The neighbour told the planning committee on July 24: “We are living in that house but we are not doing what we want to do.

“My grandchildren don’t go in the garden because of the loft insulation going everywhere, we don’t sit in the garden. We don’t do anything.

“Our garden is unjust a mess and it has caused me anxiety, it has caused me depression and it has caused me stress.

“At this time in our lives, we need to sit and relax and not have this stress over our heads from our neighbours who don’t wish to listen.”

Sandwell Council said the approval of the application would finally ‘draw a line’ under the ordeal.

The council’s planning committee was due to decide on the ‘retrospective’ proposals for the family home in March, but quickly abandoned the debate after Mr Reehal threw another spanner in the works and revealed only one of the home’s original walls was still in place.

The planning application, which included a first-floor side extension, single-storey side extension and single and two-storey rear extensions, was quickly scrapped and replaced with a fresh application for a ‘new’ home.

The work includes a bigger home with a first-floor side extension, a single-storey side extension to the roadside, single and two-storey rear extensions, an increase in roof height, two rear dormer windows and a front porch.

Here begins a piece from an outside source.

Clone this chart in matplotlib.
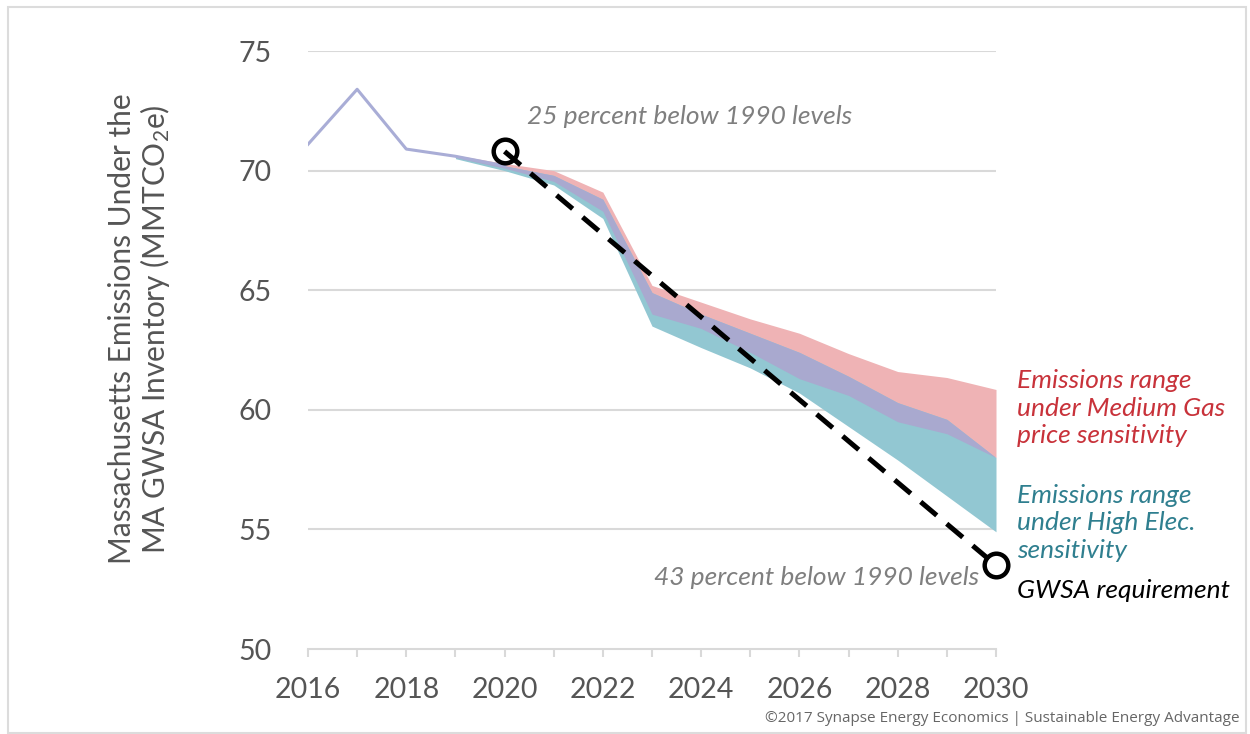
import matplotlib
matplotlib.use("Agg")
import matplotlib.pyplot as plt
import numpy as np
from matplotlib.patches import Rectangle

plt.rcParams['font.family'] = ['Lato', 'DejaVu Sans']
plt.rcParams['mathtext.fontset'] = 'custom'
plt.rcParams['mathtext.rm'] = 'Lato'
plt.rcParams['mathtext.it'] = 'Lato:italic'

# ---- data ----
hist_years = [2016, 2017, 2018, 2019, 2020]
hist_vals = [71.1, 73.4, 70.9, 70.6, 70.2]

band_years = [2019, 2020, 2021, 2022, 2023, 2024, 2025, 2026, 2027, 2028, 2029, 2030]
gas_top = [70.65, 70.3, 70.0, 69.1, 65.2, 64.5, 63.8, 63.2, 62.35, 61.6, 61.35, 60.85]
gas_bot = [70.55, 70.1, 69.55, 68.3, 64.0, 63.4, 62.4, 61.3, 60.6, 59.5, 59.0, 58.0]
elec_top = [70.6, 70.2, 69.8, 68.8, 64.9, 64.0, 63.2, 62.4, 61.4, 60.3, 59.6, 58.0]
elec_bot = [70.5, 70.0, 69.4, 68.0, 63.5, 62.6, 61.75, 60.7, 59.3, 57.9, 56.4, 54.9]

gwsa_years = [2020, 2030]
gwsa_vals = [70.8, 53.5]

y_ticks = [50, 55, 60, 65, 70, 75]
x_ticks = list(range(2016, 2031))
x_labels = [str(y) if y % 2 == 0 else '' for y in x_ticks]

# ---- figure ----
fig = plt.figure(figsize=(12.5, 7.34), dpi=100)
fig.patches.append(Rectangle((0.006, 0.002), 0.991, 0.988, transform=fig.transFigure,
                             fill=False, edgecolor='#dcdcdc', linewidth=1.5))
ax = fig.add_axes([0.2464, 0.1158, 0.5504, 0.8147])

yrs = np.array(band_years)
gt, gb = np.array(gas_top), np.array(gas_bot)
et, eb = np.array(elec_top), np.array(elec_bot)

ax.fill_between(yrs, gb, gt, color='#efb3b5', linewidth=0, zorder=2)
ax.fill_between(yrs, eb, et, color='#92c7d2', linewidth=0, zorder=2)
ax.fill_between(yrs, np.maximum(gb, eb), np.minimum(gt, et), color='#a9a9cf',
                linewidth=0, zorder=3)

ax.plot(hist_years, hist_vals, color='#a9add6', linewidth=2.2, zorder=4)

ax.plot(gwsa_years, gwsa_vals, color='black', linewidth=3.6, dashes=(4.2, 2.6),
        zorder=5, clip_on=False)
ax.plot(gwsa_years, gwsa_vals, linestyle='none', marker='o', markersize=17,
        markerfacecolor='none', markeredgecolor='black', markeredgewidth=3.2,
        zorder=6, clip_on=False)

ax.set_xlim(2016, 2030)
ax.set_ylim(50, 75)
ax.set_yticks(y_ticks)
ax.set_xticks(x_ticks)
ax.set_xticklabels(x_labels)
for y in y_ticks[1:]:
    ax.axhline(y, color='#d9d9d9', linewidth=1.5, zorder=1)

for s in ['top', 'right', 'left']:
    ax.spines[s].set_visible(False)
ax.spines['bottom'].set_color('#d9d9d9')
ax.spines['bottom'].set_linewidth(1.5)
ax.tick_params(axis='x', direction='out', length=6, width=1.5, color='#d9d9d9',
               labelsize=20.5, labelcolor='#555555', pad=14)
ax.tick_params(axis='y', length=0, labelsize=20.5, labelcolor='#555555', pad=26)
ax.patch.set_alpha(0)

ax.set_ylabel('Massachusetts Emissions Under the\nMA GWSA Inventory (MMTCO$_2$e)',
              fontsize=21.5, color='#555555', linespacing=1.1)
ax.yaxis.set_label_coords(-0.197, 0.535)

ax.text(2020.45, 72.25, '25 percent below 1990 levels', fontsize=19, style='italic',
        color='#7f7f7f', ha='left', va='center')
ax.text(2029.65, 53.0, '43 percent below 1990 levels', fontsize=19, style='italic',
        color='#7f7f7f', ha='right', va='center')

fig.text(0.8136, 0.444, 'Emissions range\nunder Medium Gas\nprice sensitivity',
         fontsize=19, style='italic', color='#c8323a', ha='left', va='center',
         linespacing=1.25)
fig.text(0.8136, 0.2875, 'Emissions range\nunder High Elec.\nsensitivity',
         fontsize=19, style='italic', color='#2f7f8f', ha='left', va='center',
         linespacing=1.25)
fig.text(0.8136, 0.196, 'GWSA requirement', fontsize=19, style='italic',
         color='black', ha='left', va='center')

fig.text(0.992, 0.021, '©2017 Synapse Energy Economics | Sustainable Energy Advantage',
         fontsize=11, color='#666666', ha='right', va='center',
         family=['Open Sans', 'DejaVu Sans'])

fig.savefig('out.png', dpi=100)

The application also proposes the reinstatement of a grass verge and a new fence.

The council said the application would have “no significant impact on the amenity of surrounding residents and the design and scale would assimilate into the surrounding area.

“Whilst the unauthorised demolition, rebuild and removal of the verge is regrettable, the proposal builds on the principles set in a previous approval and seeks to rectify wrongs with a reasonable scheme to address the visual amenity issues.”

Mr Reehal apologised to his neighbours at the planning meeting in March saying the work was taking longer than expected, but did not attend last week’s meeting.

He said in March: “We just want to improve the area and get on.

“It’s a family house, my mom and dad are supposed to come in and that’s why we want to extend the house as I just want to look after my mom and dad.”

Mr Reehal then told the committee he had demolished all but one of the walls on the original building, which led to the council’s solicitor recommending an immediate deferral.